Start of Excerpted records
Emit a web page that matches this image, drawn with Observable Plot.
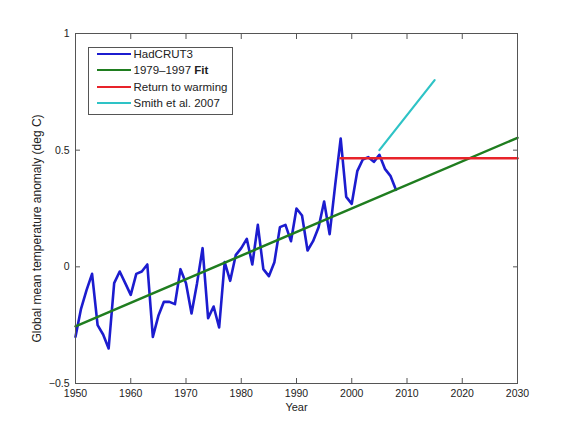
<!DOCTYPE html>
<html>
<head>
<meta charset="utf-8">
<script src="https://cdn.jsdelivr.net/npm/d3@7"></script>
<script src="https://cdn.jsdelivr.net/npm/@observablehq/plot@0.6"></script>
<style>
  body { margin: 0; background: #fff; }
  #chart { position: relative; width: 571px; height: 431px; font-family: "Liberation Sans", Arial, sans-serif; }
  .legend { position: absolute; left: 88px; top: 47px; width: 143px; height: 66px; border: 1px solid #555; background: #fff; font-size: 11.5px; color: #222; }
  .legend .rows { margin-top: -2px; }
  .legend .row { display: flex; align-items: center; height: 16.3px; white-space: nowrap; }
  .legend .swatch { width: 34px; height: 0; border-top: 2.5px solid; margin: 0 3px 0 7.5px; }
</style>
</head>
<body>
<div id="chart"></div>
<script>
// HadCRUT3 annual anomalies
const years = [1950, 1951, 1952, 1953, 1954, 1955, 1956, 1957, 1958, 1959,
  1960, 1961, 1962, 1963, 1964, 1965, 1966, 1967, 1968, 1969,
  1970, 1971, 1972, 1973, 1974, 1975, 1976, 1977, 1978, 1979,
  1980, 1981, 1982, 1983, 1984, 1985, 1986, 1987, 1988, 1989,
  1990, 1991, 1992, 1993, 1994, 1995, 1996, 1997, 1998, 1999,
  2000, 2001, 2002, 2003, 2004, 2005, 2006, 2007, 2008];
const hadcrut = [-0.30, -0.18, -0.10, -0.03, -0.25, -0.29, -0.35, -0.07, -0.02, -0.07,
  -0.12, -0.03, -0.02, 0.01, -0.30, -0.21, -0.15, -0.15, -0.16, -0.01,
  -0.07, -0.20, -0.07, 0.08, -0.22, -0.17, -0.26, 0.02, -0.06, 0.05,
  0.08, 0.12, 0.01, 0.18, -0.01, -0.04, 0.02, 0.17, 0.18, 0.11,
  0.25, 0.22, 0.07, 0.11, 0.17, 0.28, 0.14, 0.35, 0.55, 0.30,
  0.27, 0.41, 0.46, 0.47, 0.45, 0.48, 0.42, 0.39, 0.33];

// 1979-1997 linear fit, drawn across the whole axis
const fitYears = [1950, 2030];
const fitValues = [-0.255, 0.553];

const returnYears = [1998, 2030];
const returnValues = [0.465, 0.465];

const smithYears = [2005, 2015];
const smithValues = [0.50, 0.80];

const xTicks = [1950, 1960, 1970, 1980, 1990, 2000, 2010, 2020, 2030];
const yTicks = [-0.5, 0, 0.5, 1];

const seriesNames = ["HadCRUT3", "1979–1997 Fit", "Return to warming", "Smith et al. 2007"];
const seriesColors = ["#1c1ccf", "#1f7d1f", "#e8232a", "#2ec3c6"];

const axisColor = "#555";

const chart = Plot.plot({
  width: 571,
  height: 431,
  marginTop: 33,
  marginRight: 54,
  marginBottom: 48,
  marginLeft: 75,
  style: {fontFamily: '"Liberation Sans", Arial, sans-serif', fontSize: "10.5px", color: "#222", background: "#fff"},
  x: {domain: [1950, 2030]},
  y: {domain: [-0.5, 1]},
  marks: [
    Plot.axisX({ticks: xTicks, tickSize: -5, tickPadding: 11.5, tickFormat: "d", label: null, stroke: axisColor}),
    Plot.axisX({anchor: "top", ticks: xTicks, tickSize: -5, tickFormat: () => "", label: null, stroke: axisColor}),
    Plot.axisY({ticks: yTicks, tickSize: -5, tickPadding: 11, label: null, stroke: axisColor,
      tickFormat: d => (d < 0 ? "−" : "") + Math.abs(d)}),
    Plot.axisY({anchor: "right", ticks: yTicks, tickSize: -5, tickFormat: () => "", label: null, stroke: axisColor}),
    Plot.line(years, {x: years, y: hadcrut, stroke: seriesColors[0], strokeWidth: 2.6, strokeLinejoin: "round"}),
    Plot.line(fitYears, {x: fitYears, y: fitValues, stroke: seriesColors[1], strokeWidth: 2.5}),
    Plot.line(returnYears, {x: returnYears, y: returnValues, stroke: seriesColors[2], strokeWidth: 2.5}),
    Plot.line(smithYears, {x: smithYears, y: smithValues, stroke: seriesColors[3], strokeWidth: 2.2}),
    Plot.frame({stroke: axisColor}),
    Plot.text(["Year"], {frameAnchor: "bottom", lineAnchor: "middle", dy: 24, fontSize: 11, fill: "#222"}),
    Plot.text(["Global mean temperature anomaly (deg C)"], {frameAnchor: "left", textAnchor: "middle", lineAnchor: "middle",
      rotate: -90, dx: -38, dy: 20, fontSize: 12, fill: "#222"})
  ]
});

const box = d3.select("#chart");
box.append(() => chart);

const legend = box.append("div").attr("class", "legend").append("div").attr("class", "rows");
seriesNames.forEach((name, i) => {
  const row = legend.append("div").attr("class", "row");
  row.append("span").attr("class", "swatch").style("border-top-color", seriesColors[i]);
  row.append("span").html(name.replace("Fit", "<b>Fit</b>"));
});
</script>
</body>
</html>
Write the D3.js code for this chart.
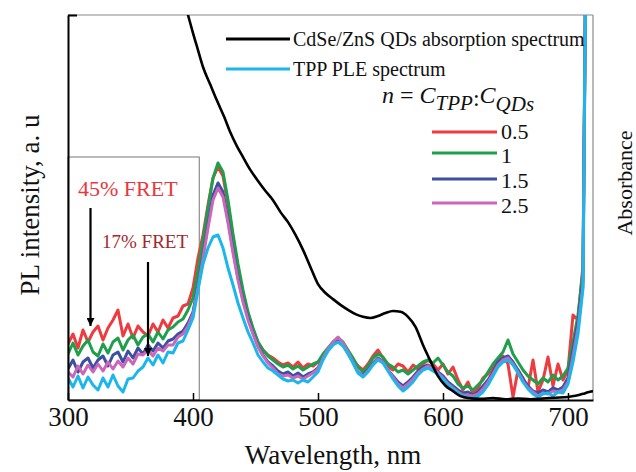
<!DOCTYPE html>
<html><head><meta charset="utf-8">
<script src="https://cdn.jsdelivr.net/npm/d3@7"></script>
<style>
html,body{margin:0;padding:0;background:#fff;}
svg{display:block;font-family:"Liberation Serif","Times New Roman",serif;}
</style></head>
<body>
<svg id="chart" width="636" height="472"></svg>
<script>
// ---------- data ----------
const wavelengths = d3.range(300, 724, 4); // 300..720 nm, 4 nm step
const seriesNames = ["0.5", "1", "1.5", "2.5"];
const plRed = [56,66,52,70,58,68,74,60,72,80,90,64,76,62,74,68,64,76,68,80,72,82,84,94,96,112,142,165,195,222,233,224,196,162,132,106,86,70,58,50,45,42,38,35,37,33,38,32,36,34,38,44,50,56,60,55,47,40,34,30,36,44,50,42,34,30,36,34,28,35,31,36,40,36,30,36,26,33,20,10,18,6,12,22,26,32,38,44,36,3,30,22,12,40,8,20,43,14,36,20,30,85,80,135,700,900];
const plGreen = [46,57,45,54,60,48,44,56,47,58,62,50,60,65,55,63,66,58,68,61,70,73,78,81,90,102,130,160,192,222,237,228,200,166,136,110,88,72,58,50,44,40,36,33,35,31,34,30,33,36,38,46,52,58,62,58,50,42,33,28,34,42,46,43,36,33,28,30,26,30,34,38,40,37,42,35,28,24,16,12,14,10,15,20,28,36,42,48,60,46,38,30,24,20,16,22,18,25,20,24,32,58,85,130,700,900];
const plBlue = [31,40,28,38,42,32,40,44,34,45,48,38,49,42,52,46,55,49,57,52,59,61,66,69,77,88,115,145,176,205,217,208,180,150,122,100,82,67,54,45,38,34,29,26,28,24,27,23,26,28,32,42,50,56,60,56,47,38,28,25,30,37,42,38,30,24,18,14,18,23,29,33,35,32,28,24,18,14,10,7,8,5,8,14,20,28,38,42,44,38,30,21,14,9,7,10,8,12,10,13,22,50,78,120,700,900];
const plMagenta = [28,23,34,26,35,28,36,29,38,31,39,33,42,36,46,45,50,44,52,49,55,55,63,66,74,86,112,142,172,200,212,203,177,147,120,98,80,66,53,44,37,32,26,24,25,22,24,21,24,27,31,42,51,58,63,57,48,38,28,24,29,36,41,38,30,23,16,12,16,21,27,31,34,31,27,22,16,12,8,5,5,4,6,11,18,26,35,40,42,36,28,19,12,8,4,7,6,9,8,10,18,44,72,115,700,900];
const pleCyan = [22,13,24,12,23,15,10,22,13,25,14,8,21,22,29,33,42,35,45,37,48,47,57,59,70,82,110,136,152,163,165,152,132,115,97,82,68,57,45,38,32,29,25,21,19,20,17,20,18,23,28,40,49,55,58,54,46,37,27,23,28,35,40,37,29,21,14,9,13,18,25,30,32,29,26,21,15,11,7,4,3,2,4,8,15,24,33,38,40,35,27,18,11,6,3,6,7,4,8,7,16,38,66,112,700,900];

const absWavelengths = [390,396,400,404,408,414,419,425,430,435,440,446,452,458,464,470,476,482,488,494,500,506,512,518,524,530,536,542,548,554,560,566,572,578,584,590,596,602,608,614,620,630,640,650,660,670,680,690,700,706,712,716,720];
const absorbance = [1.065,1.0,0.953,0.909,0.865,0.818,0.779,0.735,0.694,0.660,0.631,0.597,0.569,0.543,0.519,0.488,0.462,0.429,0.390,0.345,0.301,0.278,0.262,0.247,0.234,0.223,0.216,0.213,0.218,0.226,0.231,0.229,0.216,0.190,0.143,0.101,0.062,0.037,0.023,0.010,0.005,0.003,0.005,0.002,0.004,0.002,0.004,0.006,0.008,0.011,0.016,0.020,0.023];

const xTicks = [300, 400, 500, 600, 700];
const annotations = [
  {text: "45% FRET", wl: 318, color: "#e8383d"},
  {text: "17% FRET", wl: 364, color: "#a3282c"}
];

// ---------- layout ----------
const svg = d3.select("#chart");
const L = 68, R = 593, T = 15, B = 400;
const x = d3.scaleLinear().domain([300, 720]).range([L, R]);
const yPL = d3.scaleLinear().domain([0, 385]).range([B, T]);
const yAbs = d3.scaleLinear().domain([0, 1]).range([B, T]);

svg.append("defs").append("clipPath").attr("id", "clip")
  .append("rect").attr("x", L).attr("y", T).attr("width", R - L).attr("height", B - T);
const marker = svg.select("defs").append("marker").attr("id", "arrow")
  .attr("viewBox", "0 0 10 10").attr("refX", 10).attr("refY", 5)
  .attr("markerWidth", 8).attr("markerHeight", 8).attr("markerUnits", "userSpaceOnUse")
  .attr("orient", "auto");
marker.append("path").attr("d", "M0,0 L10,5 L0,10 Z").attr("fill", "#000");

// frame (top / right)
svg.append("line").attr("x1", L).attr("x2", R).attr("y1", T).attr("y2", T).attr("stroke", "#8a8a8a").attr("stroke-width", 1.2);
svg.append("line").attr("x1", R).attr("x2", R).attr("y1", T).attr("y2", B).attr("stroke", "#8a8a8a").attr("stroke-width", 1.2);

// inset box
svg.append("rect").attr("x", L).attr("y", 157).attr("width", x(405) - L).attr("height", B - 157)
  .attr("fill", "none").attr("stroke", "#777").attr("stroke-width", 1);

// curves
const g = svg.append("g").attr("clip-path", "url(#clip)");
const plLine = d3.line().x((d, i) => x(wavelengths[i])).y(d => yPL(d));
const plSeries = [
  {vals: plRed, color: "#ef3a3f"},
  {vals: plGreen, color: "#1ea04b"},
  {vals: plBlue, color: "#3b4fa3"},
  {vals: plMagenta, color: "#cb66b8"},
  {vals: pleCyan, color: "#1db6ec"}
];
plSeries.forEach(s => {
  g.append("path").attr("d", plLine(s.vals)).attr("fill", "none")
    .attr("stroke", s.color).attr("stroke-width", 3).attr("stroke-linejoin", "round");
});
const absLine = d3.line().curve(d3.curveMonotoneX).x((d, i) => x(absWavelengths[i])).y(d => yAbs(d));
g.append("path").attr("d", absLine(absorbance)).attr("fill", "none")
  .attr("stroke", "#000").attr("stroke-width", 2.6);

// axes
const xAxis = d3.axisBottom(x).tickValues(xTicks).tickSizeInner(-7).tickSizeOuter(0).tickPadding(7);
const ax = svg.append("g").attr("transform", `translate(0,${B})`).call(xAxis);
ax.select(".domain").attr("stroke", "#000").attr("stroke-width", 2);
ax.selectAll(".tick line").attr("stroke", "#000").attr("stroke-width", 1.5);
ax.selectAll("text").attr("font-size", 27).attr("font-family", "Liberation Serif").attr("fill", "#111");

const yAxis = d3.axisLeft(yPL).tickValues([385]).tickSizeInner(-9).tickSizeOuter(0).tickFormat("");
const ay = svg.append("g").attr("transform", `translate(${L},0)`).call(yAxis);
ay.select(".domain").attr("stroke", "#000").attr("stroke-width", 2);
ay.selectAll(".tick line").attr("stroke", "#000").attr("stroke-width", 2);

// axis titles
svg.append("text").attr("x", 333).attr("y", 464).attr("text-anchor", "middle")
  .attr("font-size", 27).attr("fill", "#111").text("Wavelength, nm");
svg.append("text").attr("transform", "translate(39,205) rotate(-90)").attr("text-anchor", "middle")
  .attr("font-size", 27).attr("fill", "#111").text("PL intensity, a. u");
svg.append("text").attr("transform", "translate(632,183) rotate(-90)").attr("text-anchor", "middle")
  .attr("font-size", 22).attr("fill", "#111").text("Absorbance");

// legend
const leg1 = [
  {label: "CdSe/ZnS QDs absorption spectrum", color: "#000", y: 39},
  {label: "TPP PLE spectrum", color: "#1db6ec", y: 69}
];
leg1.forEach(d => {
  svg.append("line").attr("x1", 226).attr("x2", 290).attr("y1", d.y).attr("y2", d.y)
    .attr("stroke", d.color).attr("stroke-width", 3.2);
  svg.append("text").attr("x", 293).attr("y", d.y + 7).attr("font-size", 20).attr("fill", "#111").text(d.label);
});
const nt = svg.append("text").attr("x", 382).attr("y", 103).attr("font-size", 24).attr("fill", "#111");
nt.append("tspan").attr("font-style", "italic").text("n");
nt.append("tspan").text(" = ");
nt.append("tspan").attr("font-style", "italic").text("C");
nt.append("tspan").attr("font-style", "italic").attr("font-size", 21).attr("dy", 7).text("TPP");
nt.append("tspan").attr("dy", -4).text(":");
nt.append("tspan").attr("font-style", "italic").attr("dy", -3).text("C");
nt.append("tspan").attr("font-style", "italic").attr("font-size", 21).attr("dy", 8).text("QDs");

const legY = [132, 153, 179, 203];
const legTextY = [139, 163, 188, 213];
seriesNames.forEach((name, i) => {
  svg.append("line").attr("x1", 432).attr("x2", 497).attr("y1", legY[i]).attr("y2", legY[i])
    .attr("stroke", plSeries[i].color).attr("stroke-width", 3.2);
  svg.append("text").attr("x", 501).attr("y", legTextY[i]).attr("font-size", 22).attr("fill", "#111").text(name);
});

// annotations
svg.append("text").attr("x", 78).attr("y", 196).attr("font-size", 22).attr("fill", annotations[0].color).text(annotations[0].text);
svg.append("line").attr("x1", x(annotations[0].wl)).attr("x2", x(annotations[0].wl)).attr("y1", 208).attr("y2", 326)
  .attr("stroke", "#000").attr("stroke-width", 2.2).attr("marker-end", "url(#arrow)");
svg.append("text").attr("x", 102).attr("y", 248).attr("font-size", 19).attr("fill", annotations[1].color).text(annotations[1].text);
svg.append("line").attr("x1", x(annotations[1].wl)).attr("x2", x(annotations[1].wl)).attr("y1", 262).attr("y2", 356)
  .attr("stroke", "#000").attr("stroke-width", 2.2).attr("marker-end", "url(#arrow)");
</script>
</body></html>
End of Excerpted records
_Written task_
Reproduce the material above from its first line through the line containing "const fitValues = [-0.255, 0.553];", both ends included, and skip every picture.

_Exercise solution_
Emit a web page that matches this image, drawn with Observable Plot.
<!DOCTYPE html>
<html>
<head>
<meta charset="utf-8">
<script src="https://cdn.jsdelivr.net/npm/d3@7"></script>
<script src="https://cdn.jsdelivr.net/npm/@observablehq/plot@0.6"></script>
<style>
  body { margin: 0; background: #fff; }
  #chart { position: relative; width: 571px; height: 431px; font-family: "Liberation Sans", Arial, sans-serif; }
  .legend { position: absolute; left: 88px; top: 47px; width: 143px; height: 66px; border: 1px solid #555; background: #fff; font-size: 11.5px; color: #222; }
  .legend .rows { margin-top: -2px; }
  .legend .row { display: flex; align-items: center; height: 16.3px; white-space: nowrap; }
  .legend .swatch { width: 34px; height: 0; border-top: 2.5px solid; margin: 0 3px 0 7.5px; }
</style>
</head>
<body>
<div id="chart"></div>
<script>
// HadCRUT3 annual anomalies
const years = [1950, 1951, 1952, 1953, 1954, 1955, 1956, 1957, 1958, 1959,
  1960, 1961, 1962, 1963, 1964, 1965, 1966, 1967, 1968, 1969,
  1970, 1971, 1972, 1973, 1974, 1975, 1976, 1977, 1978, 1979,
  1980, 1981, 1982, 1983, 1984, 1985, 1986, 1987, 1988, 1989,
  1990, 1991, 1992, 1993, 1994, 1995, 1996, 1997, 1998, 1999,
  2000, 2001, 2002, 2003, 2004, 2005, 2006, 2007, 2008];
const hadcrut = [-0.30, -0.18, -0.10, -0.03, -0.25, -0.29, -0.35, -0.07, -0.02, -0.07,
  -0.12, -0.03, -0.02, 0.01, -0.30, -0.21, -0.15, -0.15, -0.16, -0.01,
  -0.07, -0.20, -0.07, 0.08, -0.22, -0.17, -0.26, 0.02, -0.06, 0.05,
  0.08, 0.12, 0.01, 0.18, -0.01, -0.04, 0.02, 0.17, 0.18, 0.11,
  0.25, 0.22, 0.07, 0.11, 0.17, 0.28, 0.14, 0.35, 0.55, 0.30,
  0.27, 0.41, 0.46, 0.47, 0.45, 0.48, 0.42, 0.39, 0.33];

// 1979-1997 linear fit, drawn across the whole axis
const fitYears = [1950, 2030];
const fitValues = [-0.255, 0.553];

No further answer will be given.